··· Data provided ···
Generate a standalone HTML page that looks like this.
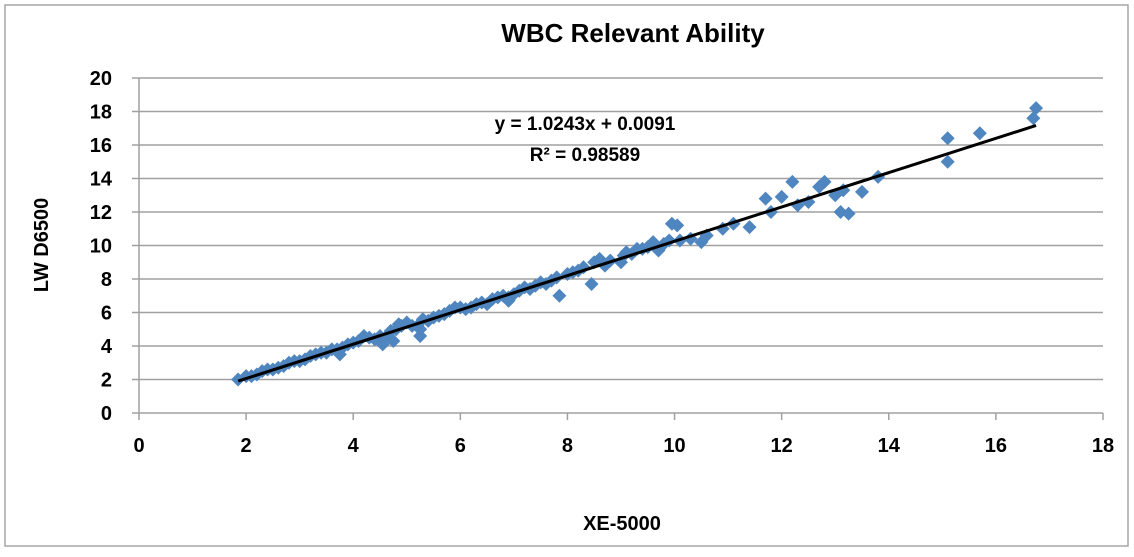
<!DOCTYPE html>
<html><head><meta charset="utf-8"><style>
body{margin:0;background:#fff;font-family:"Liberation Sans",Arial,sans-serif}
svg text{font-family:"Liberation Sans",Arial,sans-serif;font-weight:bold}
</style></head><body>
<svg id="c" width="1134" height="552">
<rect x="5" y="5" width="1123" height="541" fill="#fff" stroke="#a6a6a6" stroke-width="1.5"/>
<text x="633" y="42" font-size="26" text-anchor="middle">WBC Relevant Ability</text>
<text x="585" y="130" font-size="19" text-anchor="middle">y = 1.0243x + 0.0091</text>
<text x="585" y="161" font-size="19" text-anchor="middle">R² = 0.98589</text>
<text x="622" y="530" font-size="20" text-anchor="middle">XE-5000</text>
<text transform="translate(48,245) rotate(-90)" font-size="20" text-anchor="middle">LW D6500</text>
<g id="grid"></g><g id="pts"></g><g id="trend"></g>
</svg>
<script>
const xTicks=[0,2,4,6,8,10,12,14,16,18];
const yTicks=[0,2,4,6,8,10,12,14,16,18,20];
const xs=[1.85,2.0,2.1,2.2,2.3,2.4,2.5,2.6,2.7,2.8,2.9,3.0,3.1,3.2,3.3,3.4,3.5,3.6,3.7,3.8,3.9,4.0,4.1,4.2,4.3,4.4,4.5,4.6,4.7,4.8,4.85,4.9,5.0,5.1,5.2,5.25,5.3,5.4,5.5,5.6,5.7,5.8,5.9,6.0,6.1,6.2,6.3,6.4,6.5,6.6,6.7,6.8,6.9,7.0,7.1,7.2,7.3,7.4,7.5,7.6,7.7,7.8,7.85,8.0,8.1,8.2,8.3,8.45,8.5,8.6,8.7,8.8,9.0,9.05,9.1,9.2,9.3,9.4,9.5,9.6,9.7,9.8,9.9,9.95,10.05,10.1,10.3,10.5,10.6,10.9,11.1,11.4,11.7,11.8,12.0,12.2,12.3,12.5,12.7,12.8,13.0,13.1,13.15,13.25,13.5,13.8,15.1,15.1,15.7,16.7,16.75,4.75,5.25,6.9,4.55,3.75];
const ys=[2.0,2.2,2.2,2.3,2.5,2.6,2.6,2.7,2.8,3.0,3.1,3.1,3.2,3.4,3.5,3.6,3.6,3.8,3.8,3.9,4.1,4.2,4.3,4.6,4.5,4.4,4.6,4.5,4.9,5.0,5.3,5.2,5.4,5.2,5.2,5.0,5.6,5.5,5.7,5.8,5.9,6.1,6.3,6.3,6.2,6.3,6.5,6.6,6.5,6.8,6.9,7.0,6.9,7.1,7.3,7.5,7.4,7.6,7.8,7.7,7.9,8.1,7.0,8.3,8.4,8.5,8.7,7.7,9.0,9.2,8.8,9.1,9.0,9.4,9.6,9.5,9.8,9.8,9.9,10.2,9.7,10.1,10.3,11.3,11.2,10.3,10.4,10.2,10.6,11.0,11.3,11.1,12.8,12.0,12.9,13.8,12.4,12.6,13.5,13.8,13.0,12.0,13.3,11.9,13.2,14.1,16.4,15.0,16.7,17.6,18.2,4.3,4.6,6.7,4.1,3.5];
const slope=1.0243, intercept=0.0091, xMin=1.85, xMax=16.75;
const X=v=>139+v*(1103-139)/18, Y=v=>413-v*(413-78)/20;
const NS='http://www.w3.org/2000/svg';
function mk(t,a,p){const e=document.createElementNS(NS,t);for(const k in a)e.setAttribute(k,a[k]);p.appendChild(e);return e;}
const g=document.getElementById('grid');
yTicks.forEach(t=>{
 const l=mk('line',{x1:132,x2:1103,y1:Y(t),y2:Y(t),stroke:'#a0a0a0','stroke-width':1.5},g);
 
 
 const tx=mk('text',{x:112,y:Y(t)+7,'font-size':20,'text-anchor':'end'},g);tx.textContent=t;
 
 
});
mk('line',{x1:139,x2:139,y1:78,y2:413,stroke:'#a0a0a0','stroke-width':1.5},g);
xTicks.forEach(t=>{
 const l=mk('line',{x1:X(t),x2:X(t),y1:413,y2:420,stroke:'#a0a0a0','stroke-width':1.5},g);
 
 
 const tx=mk('text',{x:X(t),y:452,'font-size':20,'text-anchor':'middle'},g);tx.textContent=t;
 
 
});
const p=document.getElementById('pts');
xs.forEach((v,i)=>{
 const cx=X(v),cy=Y(ys[i]);
 const d=mk('polygon',{points:`${cx},${cy-7} ${cx+7},${cy} ${cx},${cy+7} ${cx-7},${cy}`,fill:'#4f86c0'},p);
 
 
});
const tl=mk('line',{x1:X(xMin),y1:Y(slope*xMin+intercept),x2:X(xMax),y2:Y(slope*xMax+intercept),stroke:'#000','stroke-width':3},document.getElementById('trend'));


</script>
</body></html>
···
## Short exercise
Give back every line exactly as it stands, pictures excluded.

## Complete answer
Generate a standalone HTML page that looks like this.
<!DOCTYPE html>
<html><head><meta charset="utf-8"><style>
body{margin:0;background:#fff;font-family:"Liberation Sans",Arial,sans-serif}
svg text{font-family:"Liberation Sans",Arial,sans-serif;font-weight:bold}
</style></head><body>
<svg id="c" width="1134" height="552">
<rect x="5" y="5" width="1123" height="541" fill="#fff" stroke="#a6a6a6" stroke-width="1.5"/>
<text x="633" y="42" font-size="26" text-anchor="middle">WBC Relevant Ability</text>
<text x="585" y="130" font-size="19" text-anchor="middle">y = 1.0243x + 0.0091</text>
<text x="585" y="161" font-size="19" text-anchor="middle">R² = 0.98589</text>
<text x="622" y="530" font-size="20" text-anchor="middle">XE-5000</text>
<text transform="translate(48,245) rotate(-90)" font-size="20" text-anchor="middle">LW D6500</text>
<g id="grid"></g><g id="pts"></g><g id="trend"></g>
</svg>
<script>
const xTicks=[0,2,4,6,8,10,12,14,16,18];
const yTicks=[0,2,4,6,8,10,12,14,16,18,20];
const xs=[1.85,2.0,2.1,2.2,2.3,2.4,2.5,2.6,2.7,2.8,2.9,3.0,3.1,3.2,3.3,3.4,3.5,3.6,3.7,3.8,3.9,4.0,4.1,4.2,4.3,4.4,4.5,4.6,4.7,4.8,4.85,4.9,5.0,5.1,5.2,5.25,5.3,5.4,5.5,5.6,5.7,5.8,5.9,6.0,6.1,6.2,6.3,6.4,6.5,6.6,6.7,6.8,6.9,7.0,7.1,7.2,7.3,7.4,7.5,7.6,7.7,7.8,7.85,8.0,8.1,8.2,8.3,8.45,8.5,8.6,8.7,8.8,9.0,9.05,9.1,9.2,9.3,9.4,9.5,9.6,9.7,9.8,9.9,9.95,10.05,10.1,10.3,10.5,10.6,10.9,11.1,11.4,11.7,11.8,12.0,12.2,12.3,12.5,12.7,12.8,13.0,13.1,13.15,13.25,13.5,13.8,15.1,15.1,15.7,16.7,16.75,4.75,5.25,6.9,4.55,3.75];
const ys=[2.0,2.2,2.2,2.3,2.5,2.6,2.6,2.7,2.8,3.0,3.1,3.1,3.2,3.4,3.5,3.6,3.6,3.8,3.8,3.9,4.1,4.2,4.3,4.6,4.5,4.4,4.6,4.5,4.9,5.0,5.3,5.2,5.4,5.2,5.2,5.0,5.6,5.5,5.7,5.8,5.9,6.1,6.3,6.3,6.2,6.3,6.5,6.6,6.5,6.8,6.9,7.0,6.9,7.1,7.3,7.5,7.4,7.6,7.8,7.7,7.9,8.1,7.0,8.3,8.4,8.5,8.7,7.7,9.0,9.2,8.8,9.1,9.0,9.4,9.6,9.5,9.8,9.8,9.9,10.2,9.7,10.1,10.3,11.3,11.2,10.3,10.4,10.2,10.6,11.0,11.3,11.1,12.8,12.0,12.9,13.8,12.4,12.6,13.5,13.8,13.0,12.0,13.3,11.9,13.2,14.1,16.4,15.0,16.7,17.6,18.2,4.3,4.6,6.7,4.1,3.5];
const slope=1.0243, intercept=0.0091, xMin=1.85, xMax=16.75;
const X=v=>139+v*(1103-139)/18, Y=v=>413-v*(413-78)/20;
const NS='http://www.w3.org/2000/svg';
function mk(t,a,p){const e=document.createElementNS(NS,t);for(const k in a)e.setAttribute(k,a[k]);p.appendChild(e);return e;}
const g=document.getElementById('grid');
yTicks.forEach(t=>{
 const l=mk('line',{x1:132,x2:1103,y1:Y(t),y2:Y(t),stroke:'#a0a0a0','stroke-width':1.5},g);
 
 
 const tx=mk('text',{x:112,y:Y(t)+7,'font-size':20,'text-anchor':'end'},g);tx.textContent=t;
 
 
});
mk('line',{x1:139,x2:139,y1:78,y2:413,stroke:'#a0a0a0','stroke-width':1.5},g);
xTicks.forEach(t=>{
 const l=mk('line',{x1:X(t),x2:X(t),y1:413,y2:420,stroke:'#a0a0a0','stroke-width':1.5},g);
 
 
 const tx=mk('text',{x:X(t),y:452,'font-size':20,'text-anchor':'middle'},g);tx.textContent=t;
 
 
});
const p=document.getElementById('pts');
xs.forEach((v,i)=>{
 const cx=X(v),cy=Y(ys[i]);
 const d=mk('polygon',{points:`${cx},${cy-7} ${cx+7},${cy} ${cx},${cy+7} ${cx-7},${cy}`,fill:'#4f86c0'},p);
 
 
});
const tl=mk('line',{x1:X(xMin),y1:Y(slope*xMin+intercept),x2:X(xMax),y2:Y(slope*xMax+intercept),stroke:'#000','stroke-width':3},document.getElementById('trend'));


</script>
</body></html>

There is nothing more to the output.